Fanfare and American Record Guide describe Ms. Lo Verde’s voice as being “…gorgeous and silvery...Lo Verde’s musicality, intelligence, and artistry cannot be denied.”
LoVerde is a specialist in chamber music of many genres and has been heard on radio nationwide. As soprano soloist she has sung with the Chicago Symphony, the English Bach Festival Baroque Orchestra, Chamber Opera Chicago, The Harwood Early Music Ensemble, Ars Musica Chicago and the Chicago Jazz Ensemble.
Her recordings include the world premier of the opera based on a Ray Bradbury short story, The Lifework of Juan Diaz by Lawrence Rapchak; Duke Ellington’s “Transblucency” with the Chicago Jazz Ensemble under the direction of William Russo; Renaissance music with Chicagoacappella; J.S. Bach's “The Passion According to St. John with the Smithsonian Chamber Players”; and “French and Italian Art Songs” with internationally acclaimed pianist John Wustman. She is a featured soloist in The Music of Father and Son, a recording of the music of Alexander and Ivan Tcherepnin.
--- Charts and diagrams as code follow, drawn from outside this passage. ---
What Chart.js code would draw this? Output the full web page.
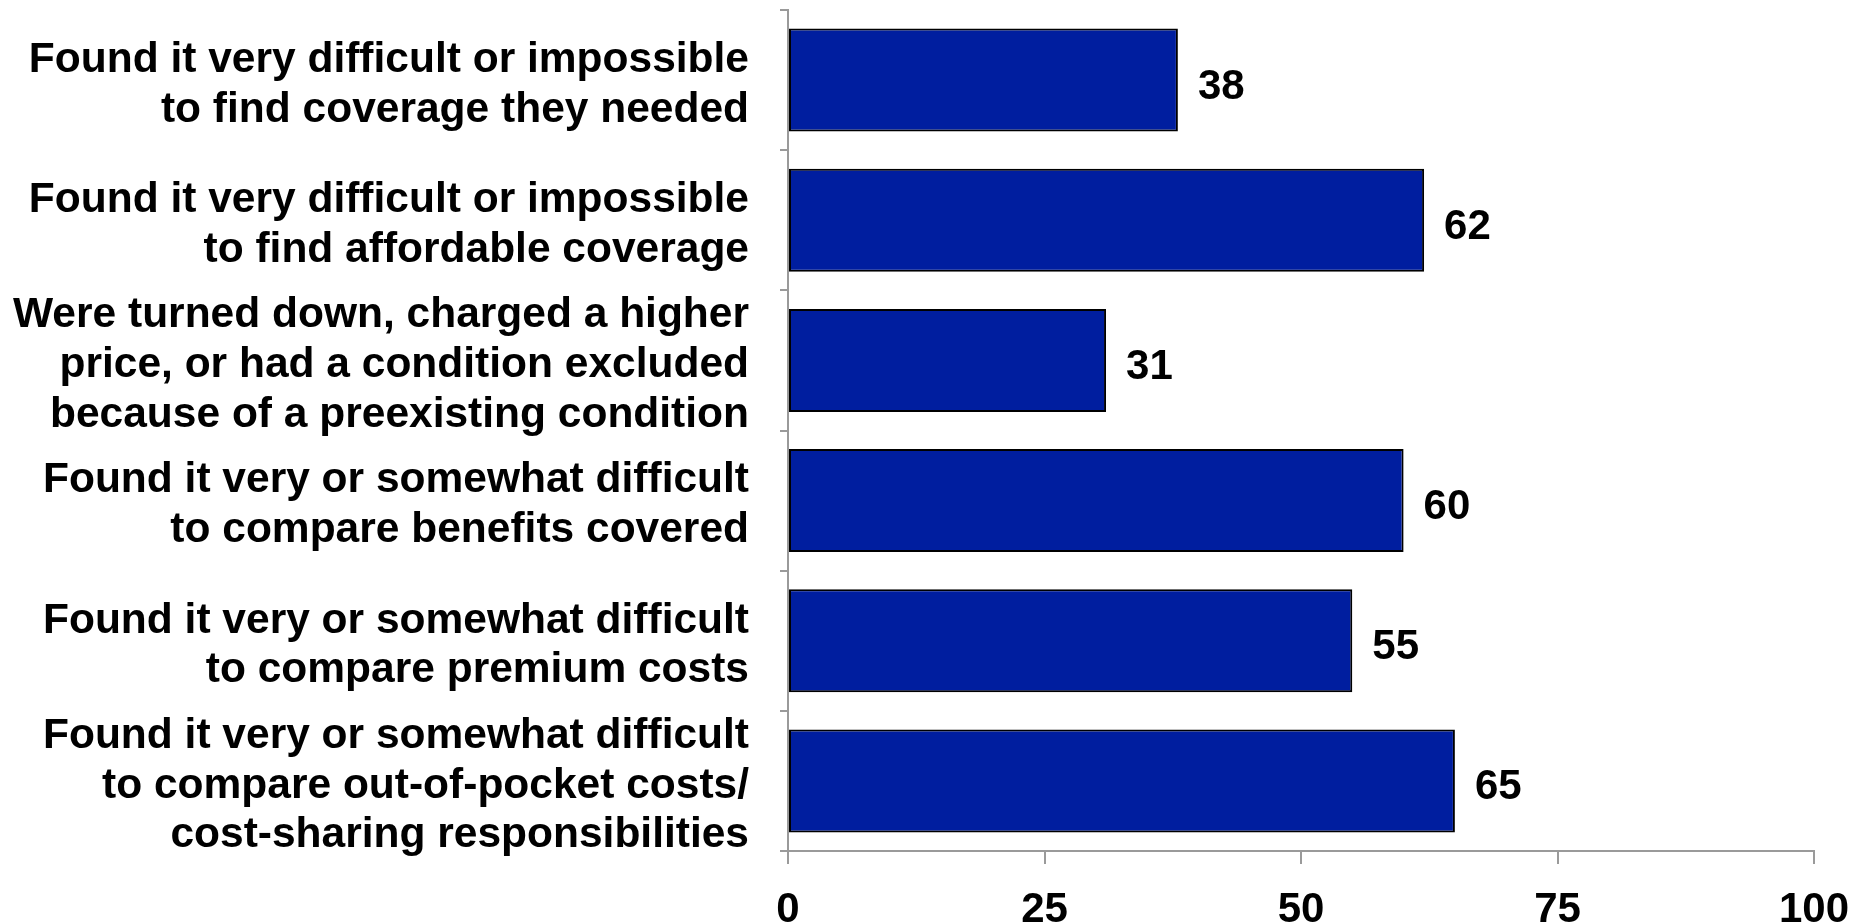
<!DOCTYPE html>
<html>
<head>
<meta charset="utf-8">
<script src="https://cdn.jsdelivr.net/npm/chart.js@4/dist/chart.umd.min.js"></script>
<style>
  html, body { margin: 0; padding: 0; background: #fff; }
  #wrap { width: 1853px; height: 922px; }
</style>
</head>
<body>
<div id="wrap"><canvas id="chart"></canvas></div>
<script>
// categories (multi-line, as in the picture)
const categories = [
  ["Found it very difficult or impossible", "to find coverage they needed"],
  ["Found it very difficult or impossible", "to find affordable coverage"],
  ["Were turned down, charged a higher", "price, or had a condition excluded", "because of a preexisting condition"],
  ["Found it very or somewhat difficult", "to compare benefits covered"],
  ["Found it very or somewhat difficult", "to compare premium costs"],
  ["Found it very or somewhat difficult", "to compare out-of-pocket costs/", "cost-sharing responsibilities"]
];
const values = [38, 62, 31, 60, 55, 65];
const xTicks = [0, 25, 50, 75, 100];

const FONT = "'Liberation Sans', Arial, sans-serif";
const AXIS_GRAY = '#9a9a9a';

// value labels to the right of each bar
const valueLabels = {
  id: 'valueLabels',
  afterDatasetsDraw(chart) {
    const ctx = chart.ctx;
    const meta = chart.getDatasetMeta(0);
    ctx.save();
    ctx.font = 'bold 42px ' + FONT;
    ctx.fillStyle = '#000';
    ctx.textAlign = 'left';
    ctx.textBaseline = 'middle';
    meta.data.forEach((bar, i) => {
      ctx.fillText(String(values[i]), bar.x + 20, bar.y + 7);
    });
    ctx.restore();
  }
};

new Chart(document.getElementById('chart'), {
  type: 'bar',
  data: {
    labels: categories,
    datasets: [{
      data: values,
      backgroundColor: '#001E9F',
      borderColor: '#000',
      borderWidth: 2,
      borderSkipped: false,
      barPercentage: 0.735,
      categoryPercentage: 1
    }]
  },
  options: {
    indexAxis: 'y',
    responsive: true,
    maintainAspectRatio: false,
    animation: false,
    layout: { padding: { top: 10, right: 39, left: 0, bottom: 0 } },
    plugins: { legend: { display: false }, tooltip: { enabled: false } },
    scales: {
      x: {
        min: 0,
        max: 100,
        afterBuildTicks(scale) { scale.ticks = xTicks.map(v => ({ value: v })); },
        afterFit(scale) { scale.height = 71; scale.paddingLeft = 0; scale.paddingRight = 0; },
        border: { color: AXIS_GRAY, width: 2 },
        grid: { drawOnChartArea: false, drawTicks: true, tickLength: 13, color: AXIS_GRAY, lineWidth: 2 },
        ticks: {
          color: '#000',
          padding: 21,
          maxRotation: 0,
          font: { family: FONT, size: 42, weight: 'bold' }
        }
      },
      y: {
        offset: true,
        afterFit(scale) { scale.width = 788; scale.paddingTop = 0; scale.paddingBottom = 0; },
        border: { color: AXIS_GRAY, width: 2 },
        grid: { offset: true, drawOnChartArea: false, drawTicks: true, tickLength: 8, color: AXIS_GRAY, lineWidth: 2 },
        ticks: {
          color: '#000',
          padding: 31,
          labelOffset: 5,
          autoSkip: false,
          font: { family: FONT, size: 42.5, weight: 'bold', lineHeight: 1.17 }
        }
      }
    }
  },
  plugins: [valueLabels]
});
</script>
</body>
</html>
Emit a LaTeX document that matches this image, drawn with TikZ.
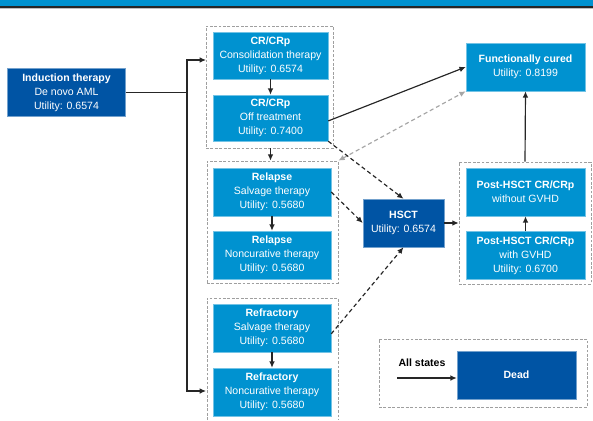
\documentclass[tikz,border=0pt]{standalone}
\usepackage{fontspec}
\setmainfont{Liberation Sans}
\usepackage{xcolor}
\usetikzlibrary{arrows.meta,positioning}
\definecolor{statecyan}{RGB}{0,146,208}
\definecolor{statenavy}{RGB}{0,84,164}
\tikzset{
  statebox/.style={fill=statecyan,draw=statecyan!55!white,line width=0.4pt,text=white,align=center,
    minimum width=3.54cm,minimum height=1.44cm,inner sep=1pt,font=\fontsize{9}{12}\selectfont},
  navybox/.style={statebox,fill=statenavy,draw=statenavy!55!white},
  groupbox/.style={draw=gray!75,dash pattern=on 2.4pt off 1.4pt,line width=0.6pt,minimum height=3.66cm},
  flowarrow/.style={-{Latex[length=1.9mm,width=1.7mm]},line width=1pt,draw=black!85},
  jumparrow/.style={flowarrow,dash pattern=on 3.5pt off 2.5pt},
  returnarrow/.style={{Latex[length=1.9mm,width=1.7mm]}-{Latex[length=1.9mm,width=1.7mm]},
    line width=1pt,draw=gray!70,dash pattern=on 3.5pt off 2.5pt}
}

\begin{document}
\begin{tikzpicture}[x=0.03cm,y=-0.03cm]
  \useasboundingbox (0,0) rectangle (593,420);
  \fill[statecyan] (0,0) rectangle (593,6.5);
  \draw[black!85,line width=0.9pt] (0,7) -- (593,7);
  \draw[gray!50,line width=0.4pt] (0,8.4) -- (593,8.4);

  \node[navybox] (induct) at (66.5,92.5)
    {\textbf{Induction therapy}\\De novo AML\\Utility: 0.6574};
  \node[statebox,minimum width=3.45cm,minimum height=1.41cm] (crcons) at (270.5,55.5)
    {\textbf{CR/CRp}\\Consolidation therapy\\Utility: 0.6574};
  \node[statebox,minimum width=3.45cm,minimum height=1.38cm] (croff) at (270.5,118)
    {\textbf{CR/CRp}\\Off treatment\\Utility: 0.7400};
  \node[statebox] (relsal) at (272,192)
    {\textbf{Relapse}\\Salvage therapy\\Utility: 0.5680};
  \node[statebox] (relnon) at (272,255)
    {\textbf{Relapse}\\Noncurative therapy\\Utility: 0.5680};
  \node[statebox] (refsal) at (272,328)
    {\textbf{Refractory}\\Salvage therapy\\Utility: 0.5680};
  \node[statebox] (refnon) at (272,392)
    {\textbf{Refractory}\\Noncurative therapy\\Utility: 0.5680};
  \node[navybox,minimum width=2.43cm] (hsct) at (403.5,223)
    {\textbf{HSCT}\\Utility: 0.6574};
  \node[statebox,minimum width=3.57cm] (postno) at (525.5,192)
    {\textbf{Post-HSCT CR/CRp}\\without GVHD};
  \node[statebox,minimum width=3.57cm] (postgv) at (525.5,255.5)
    {\textbf{Post-HSCT CR/CRp}\\with GVHD\\Utility: 0.6700};
  \node[statebox,minimum width=3.57cm] (cured) at (525.5,67)
    {\textbf{Functionally cured}\\Utility: 0.8199};
  \node[navybox,minimum width=3.57cm] (dead) at (516.5,375) {\textbf{Dead}};

  \node[groupbox,minimum width=3.81cm] (crgroup) at (269.5,87) {};
  \node[groupbox,minimum width=3.93cm] (relgroup) at (272.5,222) {};
  \draw[groupbox] (207,420) |- (338,298) -- (338,420);
  \node[groupbox,minimum width=3.96cm] (postgroup) at (525,223) {};
  \node[groupbox,minimum width=6.24cm,minimum height=2.04cm] (keygroup) at (483,373) {};

  \coordinate (split) at (187,92.5);
  \coordinate (crin) at (206,60);
  \coordinate (refin) at (206,391);
  \draw[line width=1pt,black!85] (induct.east) -- (split);
  \draw[flowarrow] (split) |- (crin);
  \draw[flowarrow] (split) |- (refin);

  \draw[flowarrow] (crcons) -- (croff);
  \draw[flowarrow] (crgroup.south -| croff) -- (relgroup.north -| croff);
  \draw[flowarrow] (relsal) -- (relnon);
  \draw[flowarrow] (refsal) -- (refnon);
  \draw[flowarrow] ([yshift=-2.5pt]croff.east) -- (cured.west);
  \draw[returnarrow] (relgroup.north east) -- (cured.south west);
  \draw[jumparrow] (croff.south east) -- (hsct.north);
  \draw[jumparrow] (relsal.east) -- (hsct.west);
  \draw[jumparrow] ([yshift=-5pt]refsal.east) -- (hsct.south);
  \draw[flowarrow] (hsct.east) -- (postgroup.west);
  \draw[flowarrow] (postgv) -- (postno);
  \draw[flowarrow] (postgroup.north) -- (cured.south);

  \node[font=\bfseries\fontsize{9}{12}\selectfont] (alllabel) at (422,363) {All states};
  \coordinate (allstart) at (397,378);
  \draw[flowarrow] (allstart) -- (dead.west |- allstart);
\end{tikzpicture}
\end{document}
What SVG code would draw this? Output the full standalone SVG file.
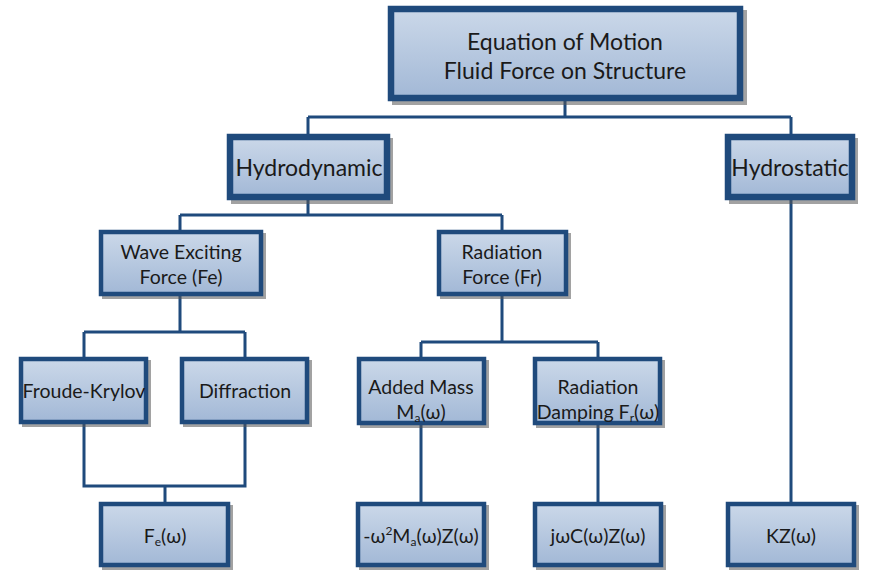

She is considered an expert in Renaissance performance practice, and is a regular soloist at Saint John Cantius Church, where Ordinaries of the Catholic Mass are sung in the context of the Latin liturgy. Repertoire includes Renaissance through Twentieth Century polyphony and orchestral masses of the Classical and Romantic eras. She is also a soloist with Congregation Chicago Sinai during the High Holydays, performing repertoire from the seventeenth through twentieth centuries in services according to Ashkenazic and Sephardic traditions as well as concert repertoire written for the North American synagogue.
Professor Lo Verde currently performs traditional Greek lyric songs in the Chicago area, featuring compositions of virtuoso saxophonist Athanasios Zervas as well as the music of Theodorakis, Hadjidakis, and other famous symbols of Greek resistance during the occupation of the military Junta in the '60s and 70's.